È l’esperienza del mistico. È la conquista della luce. Ma richiede di attraversare il buio, la notte oscura: “O notte che guidasti,/ o notte grata più dell’aba chiara;/ o notte che legasti/ amato con amata,/ amata nell’amato trasformata!”. (“¡Oh noche, que guiaste!,/ ¡oh noche, amable más que el alborada!;/ ¡oh noche, que juntaste/ amado con amada,/ amada en el amado transformada!”).

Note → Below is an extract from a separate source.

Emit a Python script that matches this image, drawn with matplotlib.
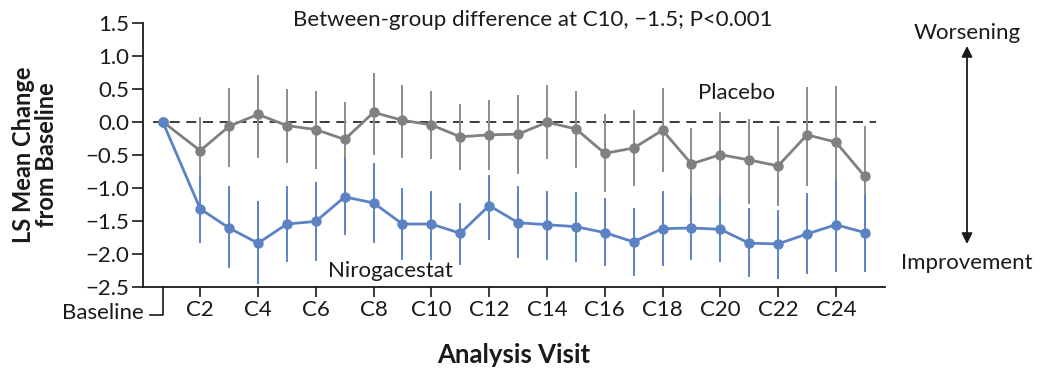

Per raggiungere questo obiettivo amoroso, Centonze concepisce grandi spazi luminosi su grandi tele. E, per arrivare alla luce, attraversa macerie, cumuli di rifiuti, combustioni. La sua ricerca si accontenta di un particolare in cui si nasconde Dio. Ancora Juan de la Cruz: “Per tutta la bellezza io mai mi perderò,/ ma per un non so che/ che si trova per caso” (“Por toda la hermosura nunca yo me perderé,/ sino por un no sé qué/ que se alquanza por ventura”).

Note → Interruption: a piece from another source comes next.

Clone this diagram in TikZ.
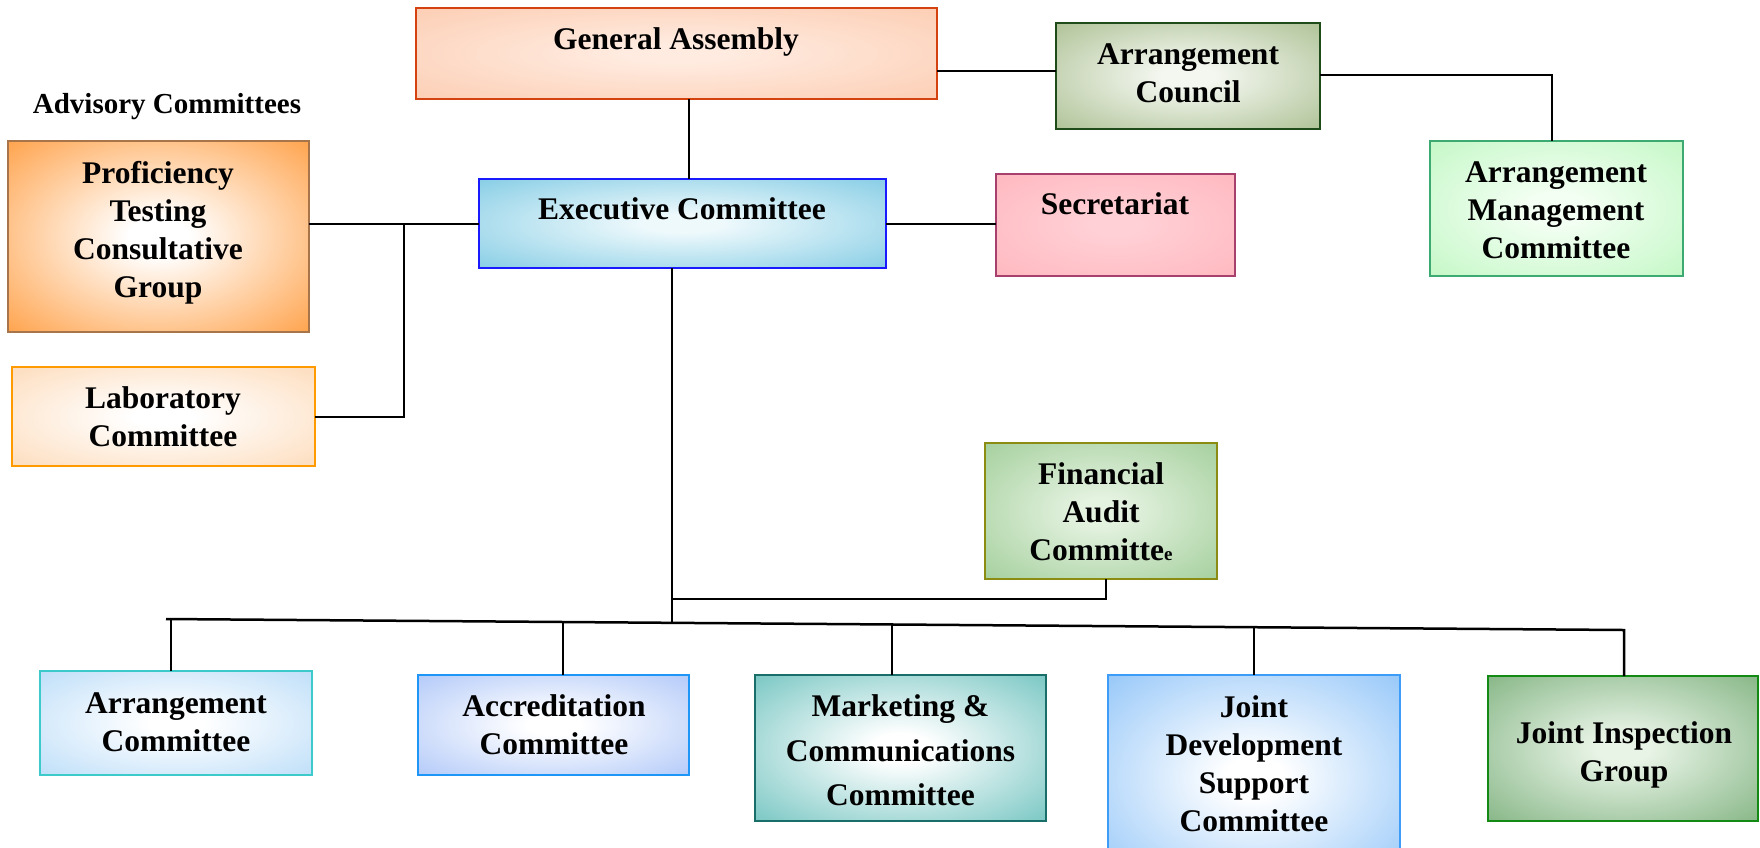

In questa consapevolezza le visioni, certo mistiche, di realtà degradate, di magazzini desolati, delimitano i confini di un inferno quotidiano, oltre il quale c’è la luce di Dio. Nessun percorso razionale è sufficiente, nessuna certezza empirica. Ecco Juan de la Cruz: “Entrai dove non sapevo,/ e rimasi non sapendo,/ ogni scienza trascendendo./ Non sapevo dove entravo,/ ma quando lì mi trovai,/ non sapendo dove stavo,/ grandi cose io afferrai./ Non dirò ciò che provai,/ ché rimasi non sapendo, ogni scienza trascendendo” (Entréme donde no supe,/ y quedéme no sabiendo,/ toda ciencia trascendiendo./ Yo no supe dónde entraba,/ pero, cuando allì me vi,/ sin saber dónde me estaba,/ grandes cosas entendí;/ no dirè lo que sentí,/ que me quedé no sabiendo,/ toda ciencia trascendiendo”).

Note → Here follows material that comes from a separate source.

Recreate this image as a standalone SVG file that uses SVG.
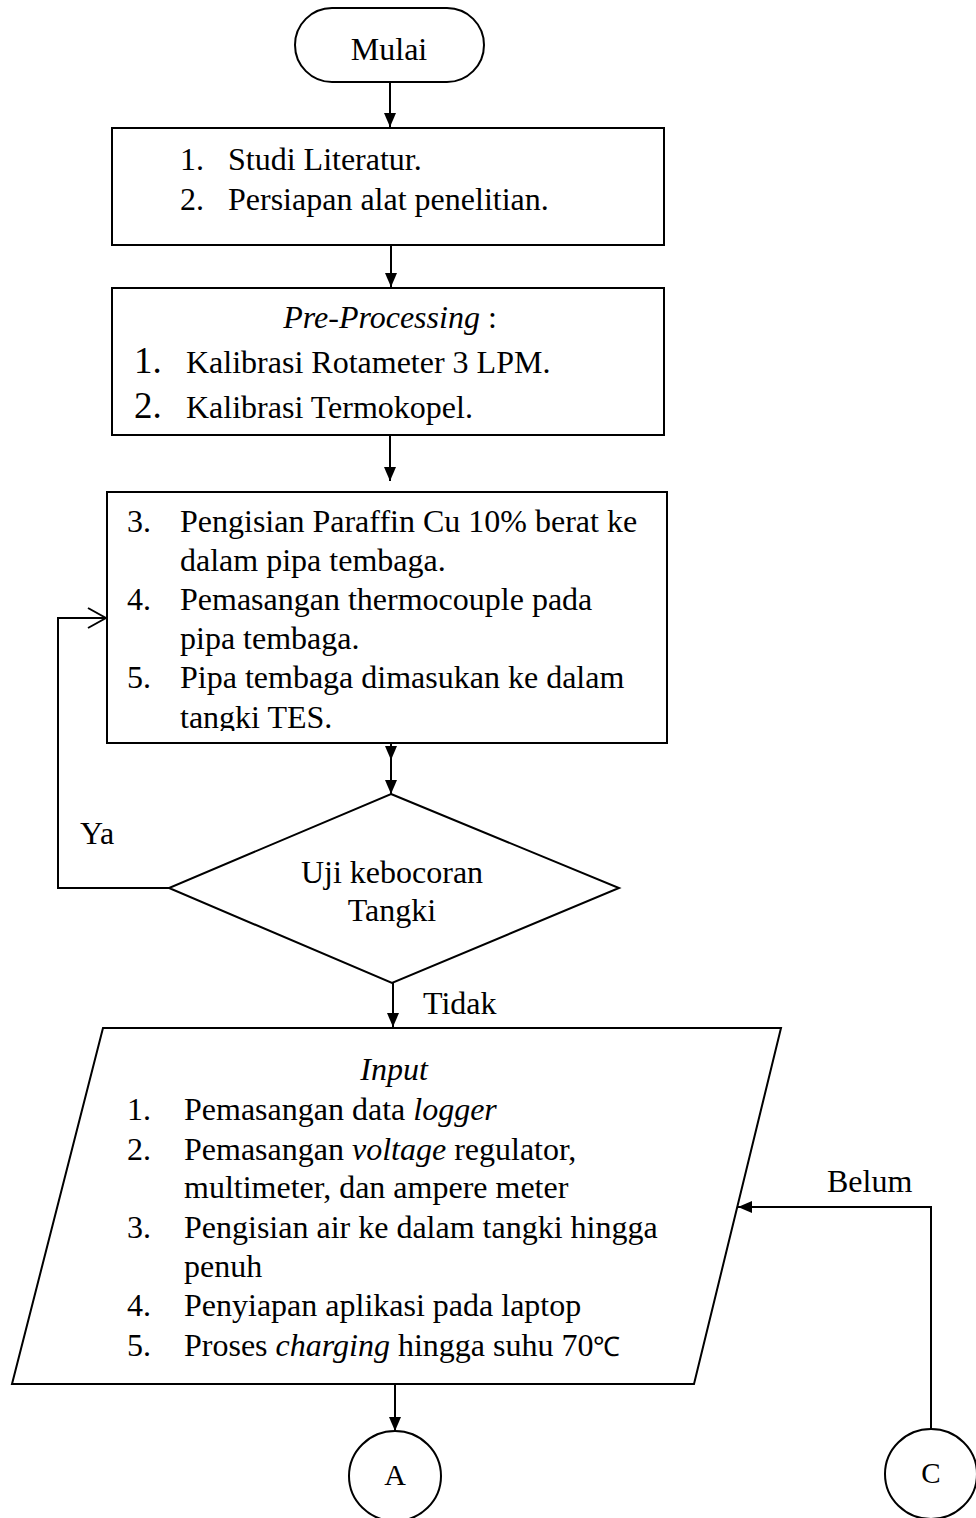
<svg xmlns="http://www.w3.org/2000/svg" width="976" height="1518" viewBox="0 0 976 1518">
<style>
.s{fill:#fff;stroke:#000;stroke-width:2}
.l{fill:none;stroke:#000;stroke-width:2}
text{font-family:"Liberation Serif","Times New Roman",serif;font-size:32px;fill:#000}
.c{text-anchor:middle}
.i{font-style:italic}
.big{font-size:37px}
.deg{font-size:27px}
</style>
<defs>
<marker id="af" markerWidth="14" markerHeight="12" refX="14" refY="6" orient="auto" markerUnits="userSpaceOnUse"><path d="M0,0 L14,6 L0,12 z" fill="#000"/></marker>
<marker id="ao" markerWidth="20" markerHeight="24" refX="19" refY="12" orient="auto" markerUnits="userSpaceOnUse"><path d="M1,2 L19,12 L1,22" fill="none" stroke="#000" stroke-width="2"/></marker>
<clipPath id="cb3"><rect x="107" y="492" width="560" height="239"/></clipPath>
</defs>
<g id="connectors">
<line class="l" x1="390" y1="82" x2="390" y2="127" marker-end="url(#af)"/>
<line class="l" x1="391" y1="245" x2="391" y2="287" marker-end="url(#af)"/>
<line class="l" x1="390" y1="435" x2="390" y2="481" marker-end="url(#af)"/>
<line class="l" x1="391" y1="743" x2="391" y2="760" marker-end="url(#af)"/>
<line class="l" x1="391" y1="758" x2="391" y2="794" marker-end="url(#af)"/>
<polyline class="l" points="169,888 58,888 58,618 106,618" marker-end="url(#ao)"/>
<line class="l" x1="393" y1="983" x2="393" y2="1027" marker-end="url(#af)"/>
<line class="l" x1="395" y1="1385" x2="395" y2="1431" marker-end="url(#af)"/>
<polyline class="l" points="931,1428 931,1207 738,1207" marker-end="url(#af)"/>
</g>
<g id="mulai">
<rect class="s" x="295" y="8" width="189" height="74" rx="37" ry="37"/>
<text class="c" x="389" y="60">Mulai</text>
</g>
<g id="box1">
<rect class="s" x="112" y="128" width="552" height="117"/>
<text x="180" y="170">1.</text><text x="228" y="170">Studi Literatur.</text>
<text x="180" y="210">2.</text><text x="228" y="210">Persiapan alat penelitian.</text>
</g>
<g id="box2">
<rect class="s" x="112" y="288" width="552" height="147"/>
<text class="c" x="390" y="328"><tspan class="i">Pre-Processing</tspan> :</text>
<text class="big" x="134" y="373">1.</text><text x="186" y="373">Kalibrasi Rotameter 3 LPM.</text>
<text class="big" x="134" y="418">2.</text><text x="186" y="418">Kalibrasi Termokopel.</text>
</g>
<g id="box3">
<rect class="s" x="107" y="492" width="560" height="251"/>
<g clip-path="url(#cb3)">
<text x="127" y="532">3.</text><text x="180" y="532">Pengisian Paraffin Cu 10%  berat ke</text>
<text x="180" y="571">dalam pipa tembaga.</text>
<text x="127" y="610">4.</text><text x="180" y="610">Pemasangan thermocouple pada</text>
<text x="180" y="649">pipa tembaga.</text>
<text x="127" y="688">5.</text><text x="180" y="688">Pipa tembaga dimasukan ke dalam</text>
<text x="180" y="728">tangki TES.</text>
</g>
</g>
<g id="decision">
<polygon class="s" points="391,794 619,888 392,983 169,888"/>
<text class="c" x="392" y="883">Uji kebocoran</text>
<text class="c" x="392" y="921">Tangki</text>
<text x="80" y="844">Ya</text>
<text x="423" y="1014">Tidak</text>
</g>
<g id="input">
<polygon class="s" points="103,1028 781,1028 694,1384 12,1384"/>
<text class="c i" x="394" y="1080">Input</text>
<text x="127" y="1120">1.</text><text x="184" y="1120">Pemasangan data <tspan class="i">logger</tspan></text>
<text x="127" y="1160">2.</text><text x="184" y="1160">Pemasangan <tspan class="i">voltage</tspan> regulator,</text>
<text x="184" y="1198">multimeter, dan ampere meter</text>
<text x="127" y="1238">3.</text><text x="184" y="1238">Pengisian air ke dalam tangki hingga</text>
<text x="184" y="1277">penuh</text>
<text x="127" y="1316">4.</text><text x="184" y="1316">Penyiapan aplikasi pada laptop</text>
<text x="127" y="1356">5.</text><text x="184" y="1356">Proses <tspan class="i">charging</tspan> hingga suhu 70<tspan class="deg">℃</tspan></text>
<text x="827" y="1192">Belum</text>
</g>
<g id="connA">
<ellipse class="s" cx="395" cy="1476" rx="46" ry="45"/>
<text class="c" x="395" y="1485" style="font-size:30px">A</text>
</g>
<g id="connC">
<ellipse class="s" cx="931" cy="1474" rx="46" ry="45"/>
<text class="c" x="931" y="1483" style="font-size:29px">C</text>
</g>
</svg>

La pittura di Centonze esprime visioni, ogni scienza trascendendo. E, nella ripetitività, moltiplica le occasioni dell’esperienza mistica, come per confermarla, in perfetta corrispondenza con la ripetitività della preghiera. Ogni “stanza” è come il grano di un rosario, in una successione ossessiva che determina non la suggestione ma la certezza di Dio. Dio è oltre ogni preghiera, è ciò che è al di là della materia e dello spazio. È pura luce, dopo l’esperienza del buio. La presenza fisica dell’uomo, lusingato e accarezzato, anche nella brutalità, nella pittura di Freud, non è più necessaria, anzi è di ingombro alla intuizione luminosa di Centonze. L’uomo è alle spalle, già visto, già dato. Ora bisogna conquistare la preda divina, immateriale, che non si dà senza rischio di perdere la vista. O, almeno, di deslumbrosarla, ovvero di offuscarla. Lo sguardo di Centonze brucia, si misura con il fuoco, ma la sua anima sa che andrà oltre. Perché la più forte conquista è opera del buio.